With all the news about Obama being involved in a potentially career-crushing scandal, let’s not forget that Hillary is still out there and that a new book is dredging up the Clinton’s scandal-ridden past with allegations that a top Clinton official and former Time magazine reporter may be the next Alger Hiss.
In what could be the biggest State Department scandal since State Department official and United Nations founder Alger Hiss was exposed as a Soviet spy, a top Clinton State Department official and former Time magazine journalist has been identified as having been a trusted contact of the Russian intelligence service.

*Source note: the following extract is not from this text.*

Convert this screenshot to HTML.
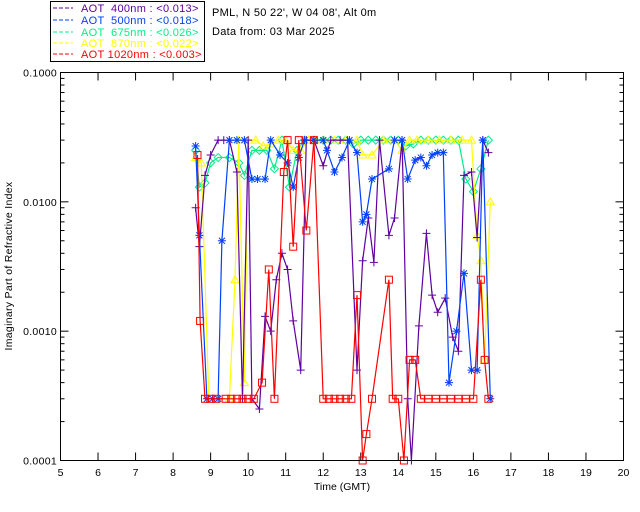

The sensational charge against Strobe Talbott is made in a new book based on interviews with a Russian defector. The book, Comrade J, by veteran author and reporter Pete Earley, identifies Talbott as having been manipulated by a Russian official working for Russian intelligence in order to get information about U.S. foreign policy. The same book describes the United Nations as a major base of espionage operations for Russia in the U.S.
But the story gets much more scandalous than that because Talbott himself has just written a book, The Great Experiment, describing his own background in the pro-world government World Federalist Movement and naming a network of friends and close associates that includes former President Bill Clinton and billionaire leftist George Soros. Curiously, the book calls for expanding the authority of the U.N. but completely ignores the role of Soviet spy Alger Hiss, himself a top State Department official, in founding the United Nations. …
A close personal friend of Bill and Hillary Clinton, Talbott is described in the Comrade J book as having been “a special unofficial contact” of the Russian intelligence agency, the SVR, when he was Deputy Secretary of State in the Clinton Administration. Talbott had been in charge of Russian affairs.
“Inside the SVR, that term was used only to identify a top-level intelligence source who had high social and/or political status and whose identity needed to be carefully guarded,” the book says. On the same level of interest was Fidel Castro’s brother Raul, a communist “recruited by the KGB during the Khrushchev era” who continued to work for the Russians after the Soviet collapse, the book says. He, too, was a “special unofficial contact.”
Talbott was allegedly manipulated and deceived by Russia’s then Deputy Minister of Foreign Affairs, Georgi Mamedov, who was “secretly working” for Russian intelligence, the book alleges. The book, however, does not make the specific charge that Talbott was recruited as a Russian spy or was a conscious agent of the Russian regime.
The book cites Talbott as an “example of how a skilled intelligence agency could manipulate a situation and a diplomatic source to its advantage without the target realizing he was being used for intelligence-gathering purposes.” It says Mamedov was “instructed” by the SVR to ask specific questions to get information about certain matters.